#### [TASK DETAILS]
Below is a listing; write it out exactly and drop any images from it.

#### [MATERIAL PROVIDED]
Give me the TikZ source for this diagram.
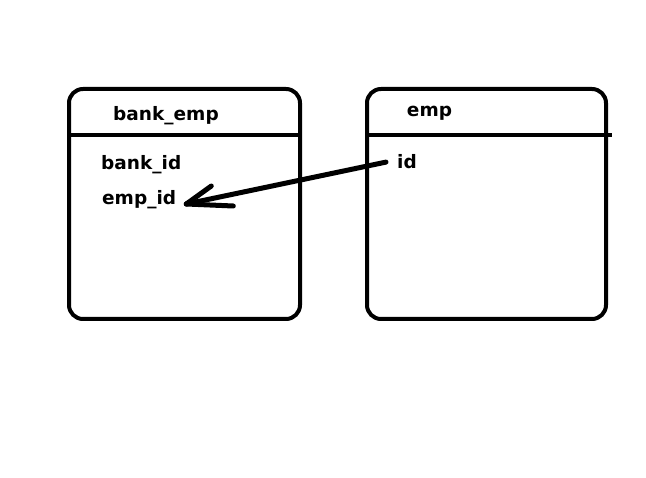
\documentclass[tikz,border=0pt]{standalone}
\usepackage{fontspec}
\setmainfont{DejaVu Sans}
\usetikzlibrary{positioning}
\tikzstyle{table} = [rectangle, rounded corners=14pt, minimum width=231pt, minimum height=230pt, draw=black, line width=4pt]
\tikzstyle{title} = [anchor=base, inner sep=0pt, font=\fontsize{18.5}{22}\selectfont\bfseries]
\tikzstyle{field} = [anchor=base west, inner sep=0pt, font=\fontsize{18.5}{22}\selectfont\bfseries]
\tikzstyle{rule} = [line width=4pt]
\tikzstyle{arrow} = [line width=5pt, line cap=round]

\begin{document}
\begin{tikzpicture}[x=1pt, y=-1pt]
\useasboundingbox (0,0) rectangle (646,478);
\node (bankemp) [table] at (184.5,204) {};
\node (emp) [table, minimum width=239pt] at (486.5,204) {};
\coordinate (hdr) at (0,135);
\draw [rule] (bankemp.west |- hdr) -- (bankemp.east |- hdr);
\draw [rule] (emp.west |- hdr) -- ([xshift=4pt]emp.east |- hdr);
\node (bankemptitle) [title] at (166,121) {bank\_emp};
\node (emptitle) [title] at (429.5,117) {emp};
\node (bankid) [field] at (101,170) {bank\_id};
\node (empid) [field] at (102,205) {emp\_id};
\node (id) [field] at (397,169) {id};
\coordinate (tip) at ([xshift=10pt, yshift=1pt]empid.base east);
\draw [arrow] ([xshift=-11pt]id.west) -- (tip);
\draw [arrow] (tip) -- ++(25,-18);
\draw [arrow] (tip) -- ++(47,2);
\end{tikzpicture}
\end{document}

#### [TASK OUTPUT]
Give me the TikZ source for this diagram.
\documentclass[tikz,border=0pt]{standalone}
\usepackage{fontspec}
\setmainfont{DejaVu Sans}
\usetikzlibrary{positioning}
\tikzstyle{table} = [rectangle, rounded corners=14pt, minimum width=231pt, minimum height=230pt, draw=black, line width=4pt]
\tikzstyle{title} = [anchor=base, inner sep=0pt, font=\fontsize{18.5}{22}\selectfont\bfseries]
\tikzstyle{field} = [anchor=base west, inner sep=0pt, font=\fontsize{18.5}{22}\selectfont\bfseries]
\tikzstyle{rule} = [line width=4pt]
\tikzstyle{arrow} = [line width=5pt, line cap=round]

\begin{document}
\begin{tikzpicture}[x=1pt, y=-1pt]
\useasboundingbox (0,0) rectangle (646,478);
\node (bankemp) [table] at (184.5,204) {};
\node (emp) [table, minimum width=239pt] at (486.5,204) {};
\coordinate (hdr) at (0,135);
\draw [rule] (bankemp.west |- hdr) -- (bankemp.east |- hdr);
\draw [rule] (emp.west |- hdr) -- ([xshift=4pt]emp.east |- hdr);
\node (bankemptitle) [title] at (166,121) {bank\_emp};
\node (emptitle) [title] at (429.5,117) {emp};
\node (bankid) [field] at (101,170) {bank\_id};
\node (empid) [field] at (102,205) {emp\_id};
\node (id) [field] at (397,169) {id};
\coordinate (tip) at ([xshift=10pt, yshift=1pt]empid.base east);
\draw [arrow] ([xshift=-11pt]id.west) -- (tip);
\draw [arrow] (tip) -- ++(25,-18);
\draw [arrow] (tip) -- ++(47,2);
\end{tikzpicture}
\end{document}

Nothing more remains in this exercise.